Forgive me if you know this already, but an embedded computer essentially means a PC that doesn't look like a PC. So, for example, a chip at the heart of a kiosk is an embedded processor, even if it look and smells like an X86 chip. The difference between your typical embedded chip and a desktop device is that the former is much cheaper, runs at lower power, and eschews all the bells and whistles of a fancy-pants PC part.
Which is a long-winded way of saying that embedded processors are a volume game, because low cost equals low margin, means you've got to design and manufacture them expertly to make any money, equals you'd better sell a lot of them to justify the whole venture.
Which, in turn, brings us back to Atom. If you look at its original design, Atom is actually an embedded processor dressed up as a low-end PC chip. Indeed, Atom was launched specifically to create a new category of low-end PCs called netbooks. (OK, you could argue that Atom was built to take advantage of an emerging class of devices called netbooks, but that just turns it into a chicken-and-egg question, and my basic point stands.)
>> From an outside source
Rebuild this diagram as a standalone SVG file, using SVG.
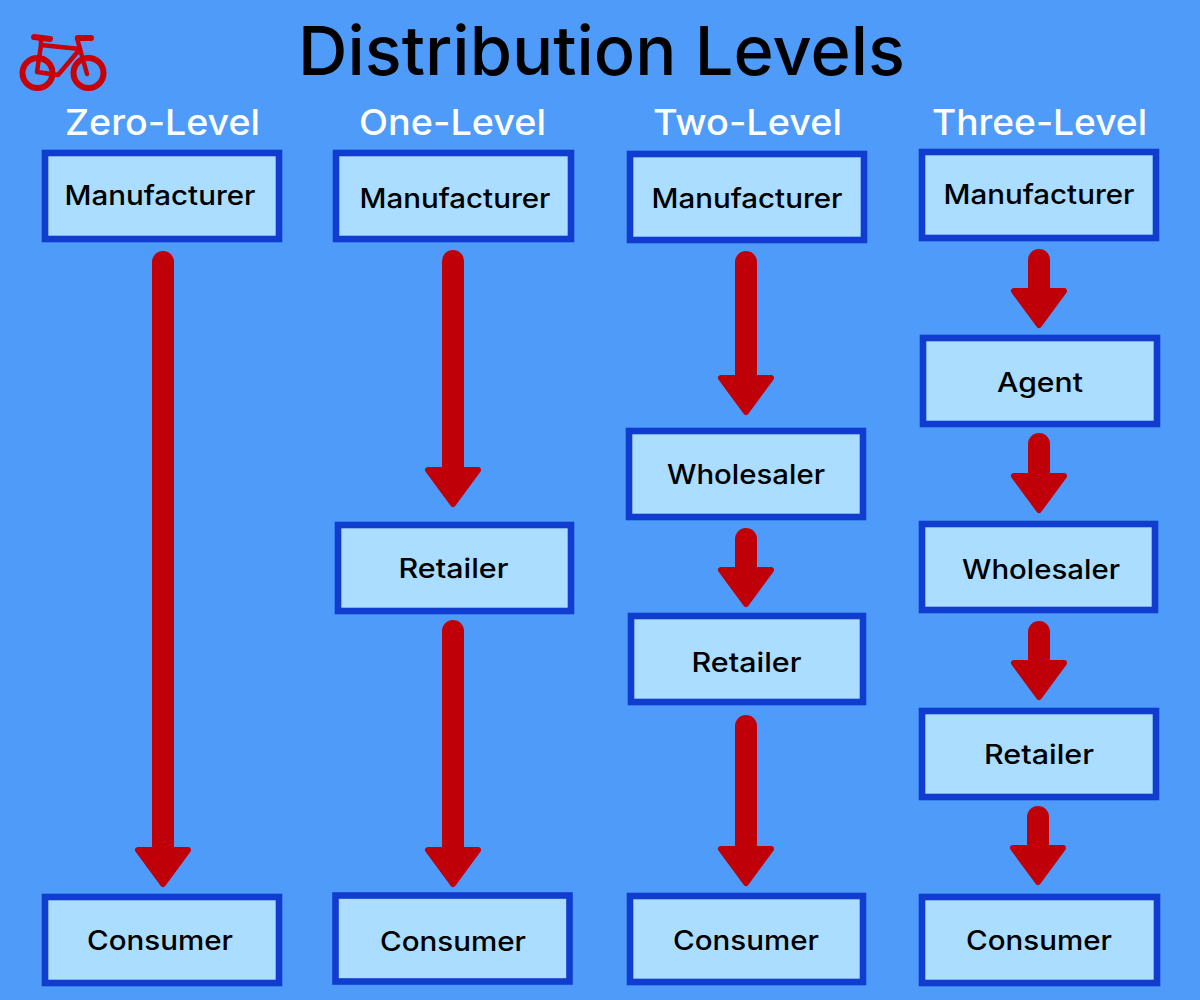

Fortunately for Intel, Atom has been spectacularly successful as a netbook processor. As Stephen Smith, VP of Intel's Digital Enterprise Group, told me about Atom in my post on Monday: "Adoption has been faster than our original forecasts and we actually had to react to put in place more assembly and test capacity to get them out the door. Netbooks have moved very quickly."
With the TSMC alliance, Intel is simply looking to turn lemons into lemonade. It's got a successful design in Atom. However, Intel sees a lot of unexploited upside here. That's because Atom isn't appropriate just for netbooks alone. As I explained about, it's useable in a myriad of embedded applications.
So here's where my angle about Intel CEO Paul Otellini comes in. Ever since Otellini took over in 2005, he's been searching for a way to diversify Intel beyond its single-prop reliance on PC processors. (Read my contemporaneous account of his ascension to the CEO-ship, here.) This is a very smart move, however difficult it is to do. First off, Intel has tried this before, with communications (aka cell phone and smartphone) processors, and it didn't work. (Intel ended up selling its ARM-based XScale processor operations in 2006 to Marvell for $600 million.)
Secondly (again, as I explained above), most chips that aren't PC chips don't have the profit margins of PC chips. (Even most PC chips don't have great profit margins, but that's a separate story.) So if you want to diversify, or lay off the risk, or expand (or whatever you want to call it) by building an embedded business alongside your PC-processor business, that embedded business is going to have to be much bigger, volume-wise, than your PC business to succeed. An embedded biz also is going to be much more difficult to operate -- execution is harder on low-margin parts -- and it's going to be way more price sensitive, too. (Can you say, NAND flash?)
I say this all while pointing out yet again that even the PC processor business, in which Intel has been extremely successful, ain't all that easy. (For reasons I've loosely alluded to but won't go into, because it'd double the length of the post. Let me simply say that there's ample downward pricing pressure in PC processors, too.)
OK, so in conclusion, I think my long-winded explication answers at least one of the questions whipping round the industry. That would be, why did Intel take the unprecedented move of partnering with TSMC, in an alliance which is unusual because it gives TSMC much more skin on the design and manufacturing side than Intel usually does (or has ever done)?
I think the answer is that Otellini is smartly adjusting his strategy, to take advantage of a wealth of capabilities TSMC can bring to the effort. He might be thinking that they'll have the responsiveness, customer connections, and incentives to get embedded SoC Atoms out to vendors (many of them local ODMs, or original design manufacturers), where Intel itself might be more removed, response-wise and geographically.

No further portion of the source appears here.